=== To do ===
Repeat exactly the lines running from the first line of the data to the line containing "const redInt = [7.9, 4.0, 0.7];", both ends included, and nothing else; drop the pictures.

=== Data ===
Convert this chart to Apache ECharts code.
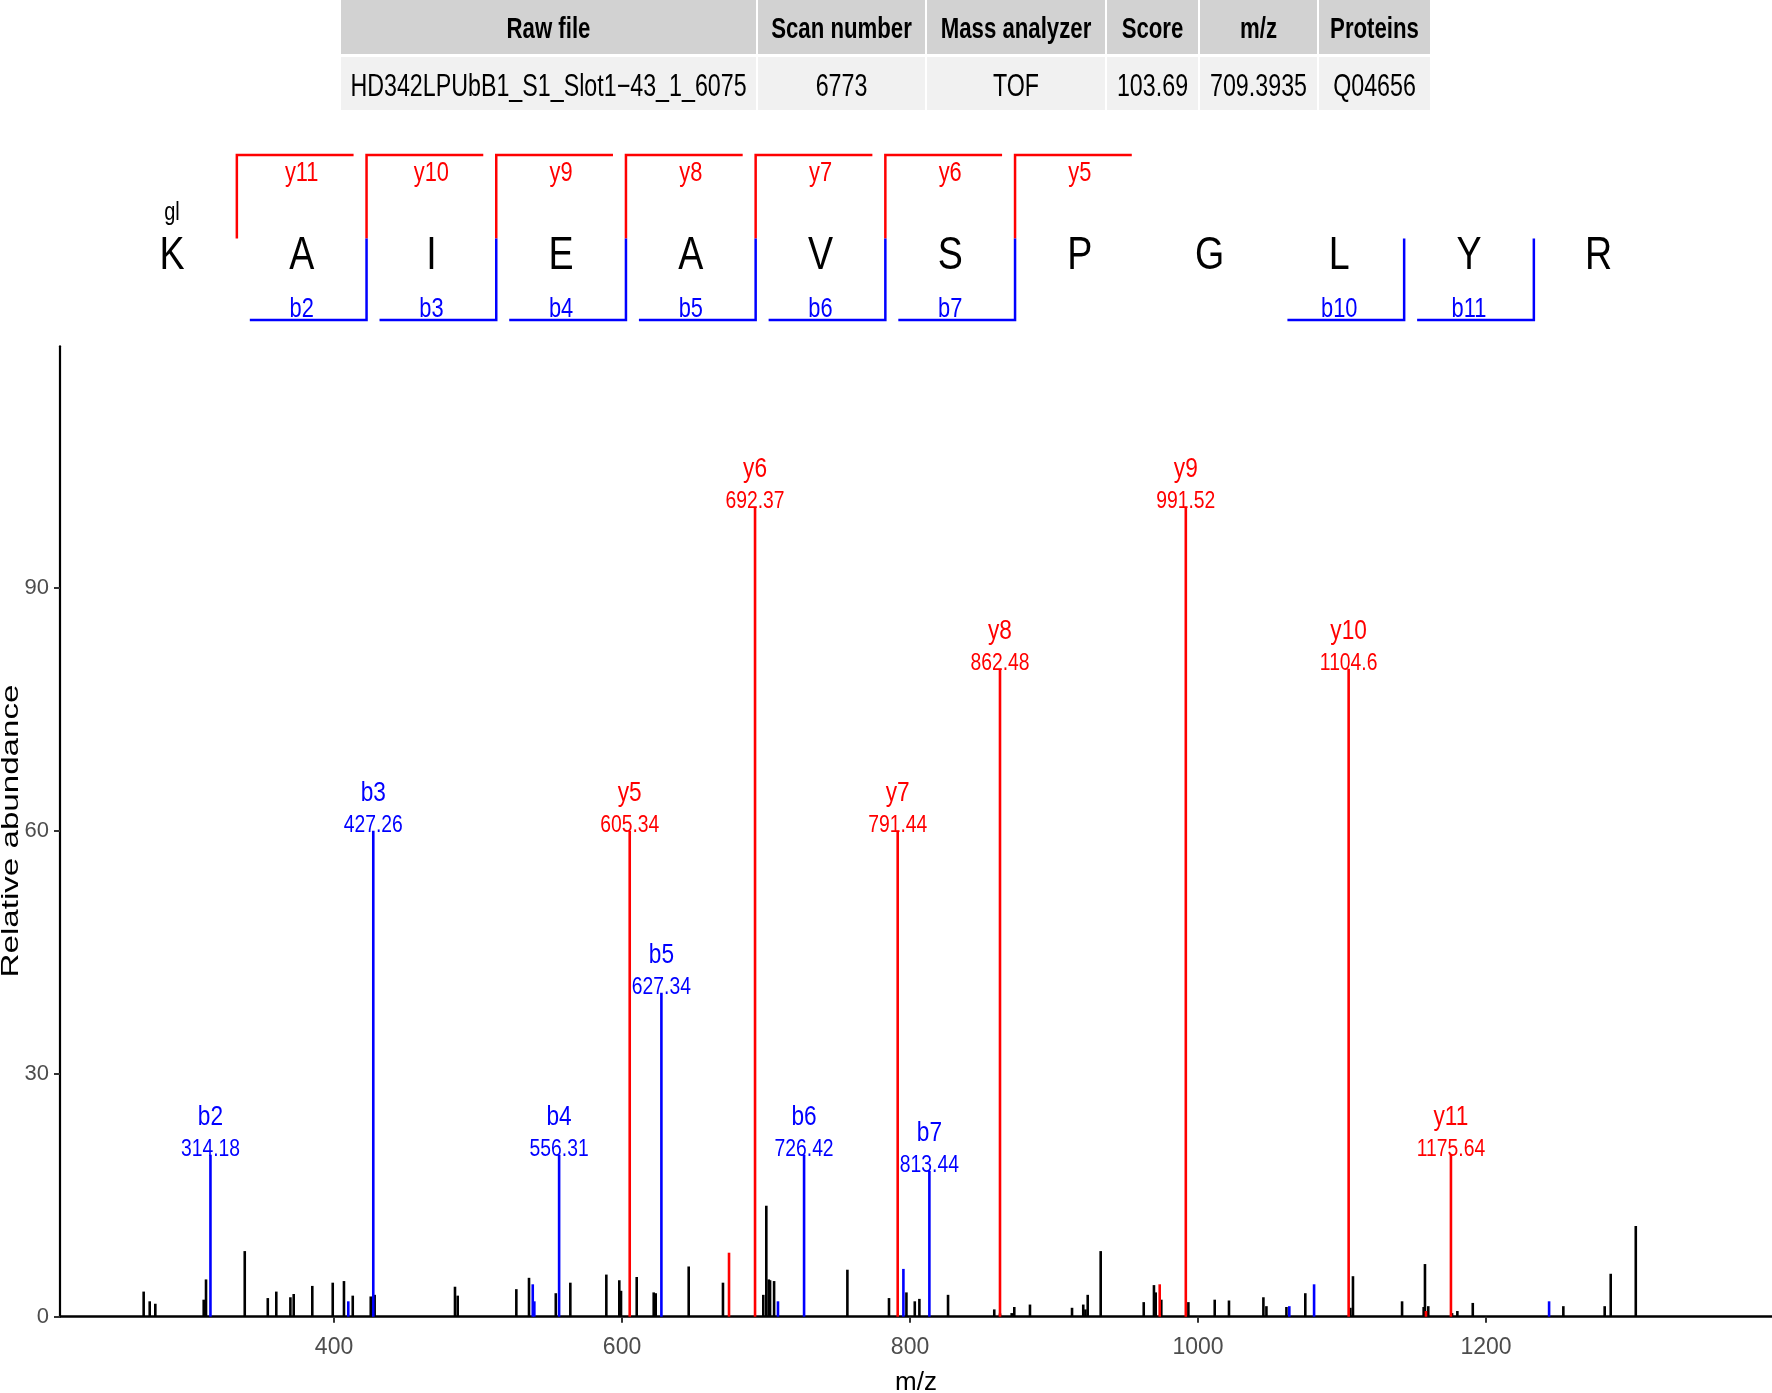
<!DOCTYPE html>
<html>
<head>
<meta charset="utf-8">
<script src="https://cdn.jsdelivr.net/npm/echarts@6/dist/echarts.min.js"></script>
<style>
html,body{margin:0;padding:0;background:#fff;}
#c{width:1772px;height:1393px;}
</style>
</head>
<body>
<div id="c"></div>
<script>
// ---------------- DATA ----------------
const tableHeaders = ['Raw file', 'Scan number', 'Mass analyzer', 'Score', 'm/z', 'Proteins'];
const tableValues = ['HD342LPUbB1_S1_Slot1\u221243_1_6075', '6773', 'TOF', '103.69', '709.3935', 'Q04656'];

const residues = ['K', 'A', 'I', 'E', 'A', 'V', 'S', 'P', 'G', 'L', 'Y', 'R'];
const modifications = ['gl', '', '', '', '', '', '', '', '', '', '', ''];
const seqYIons = [11, 10, 9, 8, 7, 6, 5];
const seqBIons = [2, 3, 4, 5, 6, 7, 10, 11];

// annotated b ions
const bLabels = ['b2', 'b3', 'b4', 'b5', 'b6', 'b7'];
const bMz = [314.18, 427.26, 556.31, 627.34, 726.42, 813.44];
const bInt = [20, 60, 20, 40, 20, 18];
// annotated y ions
const yLabels = ['y5', 'y6', 'y7', 'y8', 'y9', 'y10', 'y11'];
const yMz = [605.34, 692.37, 791.44, 862.48, 991.52, 1104.6, 1175.64];
const yInt = [60, 100, 60, 80, 100, 80, 20];

// unlabelled coloured peaks
const blueMz = [409.9, 538.0, 539.1, 708.3, 795.4, 1063.4, 1080.6, 1243.8];
const blueInt = [1.9, 4.0, 1.9, 1.9, 5.9, 1.3, 4.0, 1.9];
const redMz = [674.3, 973.4, 1158.3];
const redInt = [7.9, 4.0, 0.7];

// unassigned peaks
const noiseMz = [267.8, 272.0, 275.9, 309.5, 311.1, 338.0, 354.0, 359.9, 369.7, 372.0, 384.9, 399.1, 406.9, 413.0, 425.5, 428.2,
  484.0, 485.9, 526.6, 535.4, 554.0, 564.1, 589.1, 598.1, 599.3, 610.2, 622.0, 623.4, 646.3, 670.1,
  698.1, 700.2, 701.9, 702.8, 705.6, 756.5, 785.4, 797.5, 803.3, 806.5, 826.4,
  858.5, 862.5, 870.6, 872.4, 883.3, 912.5, 920.3, 921.8, 923.4, 932.4, 962.3, 969.4, 970.6, 974.5, 993.3,
  1011.6, 1021.5, 1045.4, 1047.5, 1061.4, 1074.5, 1105.8, 1107.6, 1141.7, 1156.7, 1157.6, 1159.9, 1176.4, 1180.1, 1190.8,
  1253.7, 1282.4, 1286.6, 1304.0];
const noiseInt = [3.1, 1.9, 1.6, 2.1, 4.6, 8.1, 2.3, 3.1, 2.4, 2.8, 3.8, 4.2, 4.4, 2.6, 2.5, 2.7,
  3.7, 2.6, 3.4, 4.8, 2.9, 4.2, 5.2, 4.5, 3.2, 4.9, 3.0, 2.9, 6.2, 4.2,
  2.7, 13.7, 4.6, 4.5, 4.4, 5.8, 2.3, 3.0, 1.9, 2.2, 2.7,
  0.9, 0.4, 0.45, 1.2, 1.5, 1.1, 1.5, 0.9, 2.7, 8.1, 1.8, 3.9, 3.0, 2.1, 1.8,
  2.1, 2.0, 2.4, 1.3, 1.2, 2.9, 1.1, 5.0, 1.9, 1.2, 6.5, 1.3, 0.45, 0.7, 1.7,
  1.3, 1.3, 5.3, 11.2];

const xTicks = [400, 600, 800, 1000, 1200];
const yTicks = [0, 30, 60, 90];

// ---------------- STYLE ----------------
const REG = '"Liberation Sans", Arial, Helvetica, sans-serif';
const RED = '#ff0000', BLUE = '#0000ff';

function zip(a, b, c) { return a.map((v, i) => c ? [v, b[i], c[i]] : [v, b[i]]); }

function stickSeries(name, data, color, labelled) {
  return {
    name: name,
    type: 'custom',
    clip: false,
    encode: { x: 0, y: 1 },
    data: data,
    renderItem: function (params, api) {
      const mz = api.value(0), h = api.value(1);
      const p0 = api.coord([mz, 0]);
      const p1 = api.coord([mz, h]);
      const children = [{
        type: 'line',
        shape: { x1: p0[0], y1: p0[1], x2: p1[0], y2: p1[1] },
        style: { stroke: color, lineWidth: 2.6 }
      }];
      if (labelled) {
        const item = data[params.dataIndex];
        children.push({
          type: 'text', x: p1[0], y: p1[1] - 5, scaleX: 0.84,
          style: { text: String(item[0]), fill: color, font: '23px ' + REG, textAlign: 'center', textVerticalAlign: 'middle' }
        });
        children.push({
          type: 'text', x: p1[0], y: p1[1] - 37, scaleX: 0.84,
          style: { text: item[2], fill: color, font: '27px ' + REG, textAlign: 'center', textVerticalAlign: 'middle' }
        });
      }
      return { type: 'group', children: children };
    }
  };
}

// ---------------- GRAPHIC: table + sequence ----------------
const graphics = [];
const colX = [340, 757, 926, 1106, 1199, 1318, 1431];
for (let j = 0; j < tableHeaders.length; j++) {
  const x0 = colX[j] + 1, w = colX[j + 1] - colX[j] - 2;
  graphics.push({ type: 'rect', shape: { x: x0, y: 0, width: w, height: 54 }, style: { fill: '#d2d2d2' } });
  graphics.push({ type: 'rect', shape: { x: x0, y: 57, width: w, height: 53 }, style: { fill: '#f1f1f1' } });
  graphics.push({ type: 'text', x: x0 + w / 2, y: 30, scaleX: 0.74, style: { text: tableHeaders[j], font: 'bold 30px ' + REG, fill: '#000', textAlign: 'center', textVerticalAlign: 'middle' } });
  graphics.push({ type: 'text', x: x0 + w / 2, y: 87, scaleX: 0.75, style: { text: tableValues[j], font: '31px ' + REG, fill: '#000', textAlign: 'center', textVerticalAlign: 'middle' } });
}

const seqX0 = 172, seqStep = 129.7;
const yTop = 155, ySplit = 238.5, yBot = 320;
residues.forEach((r, i) => {
  graphics.push({ type: 'text', x: seqX0 + i * seqStep, y: 256, scaleX: 0.8, style: { text: r, font: '47px ' + REG, fill: '#000', textAlign: 'center', textVerticalAlign: 'middle' } });
  if (modifications[i]) {
    graphics.push({ type: 'text', x: seqX0 + i * seqStep, y: 213, scaleX: 0.8, style: { text: modifications[i], font: '25px ' + REG, fill: '#000', textAlign: 'center', textVerticalAlign: 'middle' } });
  }
});
const N = residues.length;
seqYIons.forEach(n => {
  const i = N - n - 1; // boundary after residue i
  const bx = seqX0 + (i + 0.5) * seqStep;
  graphics.push({ type: 'polyline', shape: { points: [[bx, ySplit], [bx, yTop], [bx + 0.9 * seqStep, yTop]] }, style: { stroke: RED, lineWidth: 2.5, fill: null } });
  graphics.push({ type: 'text', x: seqX0 + (i + 1) * seqStep, y: 173, scaleX: 0.78, style: { text: 'y' + n, font: '28px ' + REG, fill: RED, textAlign: 'center', textVerticalAlign: 'middle' } });
});
seqBIons.forEach(n => {
  const i = n - 1;
  const bx = seqX0 + (i + 0.5) * seqStep;
  graphics.push({ type: 'polyline', shape: { points: [[bx, ySplit], [bx, yBot], [bx - 0.9 * seqStep, yBot]] }, style: { stroke: BLUE, lineWidth: 2.5, fill: null } });
  graphics.push({ type: 'text', x: seqX0 + i * seqStep, y: 309, scaleX: 0.78, style: { text: 'b' + n, font: '28px ' + REG, fill: BLUE, textAlign: 'center', textVerticalAlign: 'middle' } });
});

// y-axis title (stretched like reference)
graphics.push({ type: 'text', x: 11, y: 831, rotation: Math.PI / 2, scaleX: 1.38,
  style: { text: 'Relative abundance', font: '24px ' + REG, fill: '#000', textAlign: 'center', textVerticalAlign: 'middle' } });

// ---------------- CHART ----------------
const chart = echarts.init(document.getElementById('c'));
const option = {
  animation: false,
  backgroundColor: '#ffffff',
  grid: { left: 60, right: 0, top: 346.3, bottom: 76.3, outerBoundsMode: 'none', containLabel: false },
  xAxis: {
    type: 'value', min: 209.7, max: 1398.6,
    name: 'm/z', nameLocation: 'middle', nameGap: 53,
    nameTextStyle: { fontFamily: REG, fontSize: 26, color: '#000' },
    axisLine: { show: true, onZero: false, lineStyle: { color: '#000', width: 2.6 } },
    axisTick: { show: true, length: 6, customValues: xTicks, lineStyle: { color: '#333', width: 2 } },
    axisLabel: { customValues: xTicks, margin: 19, fontFamily: REG, fontSize: 23, color: '#4d4d4d', formatter: v => String(v) },
    splitLine: { show: false }
  },
  yAxis: {
    type: 'value', min: 0, max: 119.8,
    axisLine: { show: true, lineStyle: { color: '#000', width: 2.2 } },
    axisTick: { show: true, length: 6, customValues: yTicks, lineStyle: { color: '#333', width: 2 } },
    axisLabel: { customValues: yTicks, margin: 11, fontFamily: REG, fontSize: 22, color: '#4d4d4d', formatter: v => String(v) },
    splitLine: { show: false }
  },
  graphic: graphics,
  series: [
    stickSeries('other peaks', zip(noiseMz, noiseInt), '#000000', false),
    stickSeries('b (unlabelled)', zip(blueMz, blueInt), BLUE, false),
    stickSeries('y (unlabelled)', zip(redMz, redInt), RED, false),
    stickSeries('b ions', zip(bMz, bInt, bLabels), BLUE, true),
    stickSeries('y ions', zip(yMz, yInt, yLabels), RED, true)
  ]
};
chart.setOption(option);
</script>
</body>
</html>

=== The solution ===
Convert this chart to Apache ECharts code.
<!DOCTYPE html>
<html>
<head>
<meta charset="utf-8">
<script src="https://cdn.jsdelivr.net/npm/echarts@6/dist/echarts.min.js"></script>
<style>
html,body{margin:0;padding:0;background:#fff;}
#c{width:1772px;height:1393px;}
</style>
</head>
<body>
<div id="c"></div>
<script>
// ---------------- DATA ----------------
const tableHeaders = ['Raw file', 'Scan number', 'Mass analyzer', 'Score', 'm/z', 'Proteins'];
const tableValues = ['HD342LPUbB1_S1_Slot1\u221243_1_6075', '6773', 'TOF', '103.69', '709.3935', 'Q04656'];

const residues = ['K', 'A', 'I', 'E', 'A', 'V', 'S', 'P', 'G', 'L', 'Y', 'R'];
const modifications = ['gl', '', '', '', '', '', '', '', '', '', '', ''];
const seqYIons = [11, 10, 9, 8, 7, 6, 5];
const seqBIons = [2, 3, 4, 5, 6, 7, 10, 11];

// annotated b ions
const bLabels = ['b2', 'b3', 'b4', 'b5', 'b6', 'b7'];
const bMz = [314.18, 427.26, 556.31, 627.34, 726.42, 813.44];
const bInt = [20, 60, 20, 40, 20, 18];
// annotated y ions
const yLabels = ['y5', 'y6', 'y7', 'y8', 'y9', 'y10', 'y11'];
const yMz = [605.34, 692.37, 791.44, 862.48, 991.52, 1104.6, 1175.64];
const yInt = [60, 100, 60, 80, 100, 80, 20];

// unlabelled coloured peaks
const blueMz = [409.9, 538.0, 539.1, 708.3, 795.4, 1063.4, 1080.6, 1243.8];
const blueInt = [1.9, 4.0, 1.9, 1.9, 5.9, 1.3, 4.0, 1.9];
const redMz = [674.3, 973.4, 1158.3];
const redInt = [7.9, 4.0, 0.7];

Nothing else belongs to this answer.